Gubík is expected to meet with Péter Magyar in the coming days. “This is a period of cautious positioning,” Gubík has indicated that Magyar’s communication about the Beneš Decrees aligns with the Alliance’s position. With regard to subsidies, Magyar said they will retroactively investigate the use of funds which have been sent to the Hungarian organizations in neighbouring countries and will look into any potential past abuses. “The Hungarian Alliance is neck-deep in this, and skeletons may end up coming out of the closet.” According to Szalay, finances provided by the Bethlen Gábor Fund were managed without any transparency whatsoever, which could bring up some sensitive issues.
As for what the Hungarian community in Slovakia thought of the election results, Zoltán Szalay pointed to a public opinion poll conducted by Napunk–Ipsos ahead of the vote. According to its findings, the majority of Hungarians in Slovakia favored Fidesz, but the pro-Tisza camp was also significant: the ratio was 46 to 36 percent. The number of Fidesz supporters was higher among the backers of the Hungarian Alliance.
“Some were disappointed while others were confused,” and the intelligentsia and the youth welcomed Tisza’s victory.
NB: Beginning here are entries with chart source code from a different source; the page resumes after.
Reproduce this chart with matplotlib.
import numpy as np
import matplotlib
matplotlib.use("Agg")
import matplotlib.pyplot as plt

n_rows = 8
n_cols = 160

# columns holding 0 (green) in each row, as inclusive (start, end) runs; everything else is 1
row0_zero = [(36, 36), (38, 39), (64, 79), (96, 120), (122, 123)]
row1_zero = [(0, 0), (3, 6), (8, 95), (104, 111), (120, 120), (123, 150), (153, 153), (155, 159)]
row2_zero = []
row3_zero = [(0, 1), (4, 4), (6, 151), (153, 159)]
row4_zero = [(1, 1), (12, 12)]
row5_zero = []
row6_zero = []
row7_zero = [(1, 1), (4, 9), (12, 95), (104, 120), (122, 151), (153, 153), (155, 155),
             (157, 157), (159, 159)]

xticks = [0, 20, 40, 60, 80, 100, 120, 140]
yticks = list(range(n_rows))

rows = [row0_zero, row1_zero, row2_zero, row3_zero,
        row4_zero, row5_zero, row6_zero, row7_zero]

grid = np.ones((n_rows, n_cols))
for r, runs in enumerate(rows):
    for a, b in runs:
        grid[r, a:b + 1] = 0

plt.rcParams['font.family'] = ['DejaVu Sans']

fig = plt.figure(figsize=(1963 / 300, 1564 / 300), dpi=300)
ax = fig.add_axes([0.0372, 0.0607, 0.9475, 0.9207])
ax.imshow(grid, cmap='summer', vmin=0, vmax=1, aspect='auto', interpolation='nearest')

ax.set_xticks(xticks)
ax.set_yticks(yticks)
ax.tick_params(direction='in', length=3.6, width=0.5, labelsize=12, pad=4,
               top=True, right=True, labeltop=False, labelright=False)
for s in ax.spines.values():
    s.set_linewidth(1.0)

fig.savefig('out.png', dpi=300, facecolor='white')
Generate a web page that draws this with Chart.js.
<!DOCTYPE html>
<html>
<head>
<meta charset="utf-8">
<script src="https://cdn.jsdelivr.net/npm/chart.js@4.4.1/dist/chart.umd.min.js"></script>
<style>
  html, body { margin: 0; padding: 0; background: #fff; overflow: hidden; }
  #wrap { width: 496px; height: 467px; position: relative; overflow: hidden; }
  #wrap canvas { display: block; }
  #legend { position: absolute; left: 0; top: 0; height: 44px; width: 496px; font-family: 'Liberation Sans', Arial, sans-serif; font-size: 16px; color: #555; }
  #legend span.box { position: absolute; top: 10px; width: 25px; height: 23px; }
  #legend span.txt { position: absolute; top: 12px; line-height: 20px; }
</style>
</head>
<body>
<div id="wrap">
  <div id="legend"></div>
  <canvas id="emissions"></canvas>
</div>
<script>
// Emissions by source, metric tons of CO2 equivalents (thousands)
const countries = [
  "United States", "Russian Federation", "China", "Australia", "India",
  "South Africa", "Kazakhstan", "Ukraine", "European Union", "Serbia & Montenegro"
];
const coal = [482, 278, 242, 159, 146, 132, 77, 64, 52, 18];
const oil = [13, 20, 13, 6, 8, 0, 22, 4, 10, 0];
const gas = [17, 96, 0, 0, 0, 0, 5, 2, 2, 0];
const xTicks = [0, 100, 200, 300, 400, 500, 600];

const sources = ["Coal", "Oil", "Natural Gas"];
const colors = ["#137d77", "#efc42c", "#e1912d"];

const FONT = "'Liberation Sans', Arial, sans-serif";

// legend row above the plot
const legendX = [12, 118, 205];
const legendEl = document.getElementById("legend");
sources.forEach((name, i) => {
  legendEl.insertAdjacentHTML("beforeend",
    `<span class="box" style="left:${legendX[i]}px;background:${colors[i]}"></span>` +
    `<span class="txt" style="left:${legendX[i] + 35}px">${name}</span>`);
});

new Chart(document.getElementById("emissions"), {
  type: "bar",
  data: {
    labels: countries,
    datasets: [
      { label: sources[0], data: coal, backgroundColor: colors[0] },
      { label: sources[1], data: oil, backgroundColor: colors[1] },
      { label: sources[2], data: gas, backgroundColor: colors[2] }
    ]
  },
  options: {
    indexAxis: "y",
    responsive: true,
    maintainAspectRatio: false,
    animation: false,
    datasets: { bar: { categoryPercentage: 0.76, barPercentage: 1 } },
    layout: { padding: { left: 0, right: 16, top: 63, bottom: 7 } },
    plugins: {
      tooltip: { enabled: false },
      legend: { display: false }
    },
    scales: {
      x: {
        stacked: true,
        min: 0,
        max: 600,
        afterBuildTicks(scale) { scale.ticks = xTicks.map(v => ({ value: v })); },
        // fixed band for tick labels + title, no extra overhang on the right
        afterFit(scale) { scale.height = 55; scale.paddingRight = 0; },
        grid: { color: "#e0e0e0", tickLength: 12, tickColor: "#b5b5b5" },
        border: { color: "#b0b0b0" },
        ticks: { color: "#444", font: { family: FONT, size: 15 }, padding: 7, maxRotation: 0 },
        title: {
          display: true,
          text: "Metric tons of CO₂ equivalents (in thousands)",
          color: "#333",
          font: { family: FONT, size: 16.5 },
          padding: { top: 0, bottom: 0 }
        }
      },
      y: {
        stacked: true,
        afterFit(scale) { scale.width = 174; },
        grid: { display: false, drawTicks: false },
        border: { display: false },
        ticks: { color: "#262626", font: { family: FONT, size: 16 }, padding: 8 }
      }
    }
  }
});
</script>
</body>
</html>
“Obviously, there are fears, especially with regard to subsidies,” said Szalay when asked whether Hungarians in Slovakia were apprehensive about Tisza’s victory. Some have spoken and written about subsidies not being withdrawn immediately during a Tisza government. However, some individuals close to the Alliance and its inner circle are fearful. “And the same applies to those who have enjoyed the benefits of the system”—organizations that have received large sums of money through political lobbyists are also concerned about the anticipated changes to the subsidy system. There have been suspicions that some organizations were secretly channeling party subsidies to the Alliance, and previously to the MKP (Hungarian Coalition Party). The question now is, what will become of these organizations without this funding?